In [1]:
import os

%pwd

'/home/tousside/Documents/recrutement/cowrywise-customer-plan-abandonment/research'

os.chdir("../")

%pwd



'/home/ubuntu/africlimateai/rainfall-prediction'

In [32]:


from dataclasses import dataclass
from pathlib import Path


@dataclass(frozen=True)
class DataTransformationConfig:
    root_dir: Path
    data_path: Path
    all_schema: str
    test_size: float
    look_back: int



In [33]:


from mlProject.constants import *
from mlProject.utils.common import read_yaml, create_directories

In [35]:
class ConfigurationManager:
    def __init__(self,
                 config_filepath: str = CONFIG_FILE_PATH,
                 params_filepath: str = PARAMS_FILE_PATH,
                 schema_filepath: str = SCHEMA_FILE_PATH,
                 ):
                self.config = read_yaml(config_filepath)
                self.params = read_yaml(params_filepath)
                self.schema = read_yaml(schema_filepath)
                create_directories([self.config.artifacts_root])
                

    def get_data_transformation_config(self) -> DataTransformationConfig:
        config = self.config.data_transformation
        schema = self.schema
        create_directories([config.root_dir])
        data_transformation_config = DataTransformationConfig(
            root_dir=Path(config.root_dir),
            data_path=Path(config.data_path),
            all_schema=schema,
            test_size=config.test_size,
            look_back=config.look_back
            
        )
        
        return data_transformation_config

In [5]:

import os 
from mlProject import logger
import pandas as pd
import numpy as np
from copy import deepcopy as dc

In [None]:
class DataTransformation:
    def __init__(self, config:DataTransformationConfig):
        self.config = config
        
    def prepare_dataframe_for_lstm(self, df, 
                                   n_steps=7):
        df = dc(df)
        df["time"] = pd.to_datetime(df["time"])
        df.set_index("time", inplace = True)
        variables = df.columns
        for variable in variables:
            for i in range(1, n_steps +1):
                df[f"{variable}(t-{i})"]=df[variable].shift(i)
        df.dropna(inplace=True)
        return df
        
    def train_test_spliting(self):
        data = pd.read_csv(self.config.data_path)
        features = list(self.config.all_schema.COLUMNS.keys())
        target = list(self.config.all_schema.TARGET_COLUMN.keys())
        all_variables = features + target
        data = data[all_variables]

        
        data_size = len(data)
        test_size = int(self.config.test_size*data_size)
        train_size = data_size-test_size
        train_set = data.iloc[:train_size].copy()
        test_set = data.iloc[train_size:].copy()
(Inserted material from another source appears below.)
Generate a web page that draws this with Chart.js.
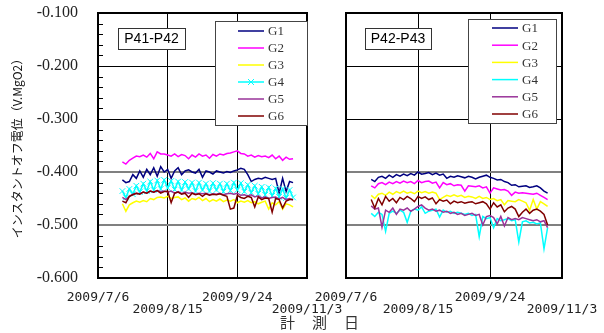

        train_set.loc[:, "is_clog"] = train_set[features].isna().all(axis=1)
        test_set.loc[:, "is_clog"] = test_set[features].isna().all(axis=1)
        
        train_set.loc[train_set["is_clog"], target[0]] = np.nan
        test_set.loc[test_set["is_clog"], target[0]] = np.nan
        
        features_no_time_clog = [f for f in features if f not in ["time", "is_clog"]]
        train_set.loc[:, features_no_time_clog + target] = train_set[features_no_time_clog + target].interpolate(method="spline", order=3) 
        test_set.loc[:, features_no_time_clog + target]  = test_set[features_no_time_clog + target].interpolate(method="spline", order=3)
 
        train_set.drop(columns=["is_clog"], inplace=True)
        test_set.drop(columns=["is_clog"], inplace=True)
        
        train_set = self.prepare_dataframe_for_lstm(df=train_set, 
                                   n_steps=self.config.look_back)
        test_set = self.prepare_dataframe_for_lstm(df=test_set, 
                                   n_steps=self.config.look_back)
        
        train_set.to_csv(os.path.join(self.config.root_dir, "train.csv"),index = False)
        test_set.to_csv(os.path.join(self.config.root_dir, "test.csv"),index = False)

        logger.info("Splited data into training and test sets")
        logger.info(f"Training set {train_set.shape}")
        logger.info(f"Testin set {test_set.shape}")



In [37]:
try:
    config = ConfigurationManager()
    data_transformation_config = config.get_data_transformation_config()
    data_transformation = DataTransformation(config=data_transformation_config)
    data_transformation.train_test_spliting()
except Exception as e:
    raise e

[2025-09-25 14:19:51,505: INFO: common: yaml file: config/config.yaml loaded successfully]
[2025-09-25 14:19:51,508: INFO: common: yaml file: params.yaml loaded successfully]
[2025-09-25 14:19:51,511: INFO: common: yaml file: schema.yaml loaded successfully]
[2025-09-25 14:19:51,514: INFO: common: created directory at: artifacts]
[2025-09-25 14:19:51,515: INFO: common: created directory at: artifacts/data_transformation]
[2025-09-25 14:19:51,630: INFO: 255624680: Splited data into training and test sets]
[2025-09-25 14:19:51,630: INFO: 255624680: Training set (207, 96)]
[2025-09-25 14:19:51,631: INFO: 255624680: Testin set (46, 96)]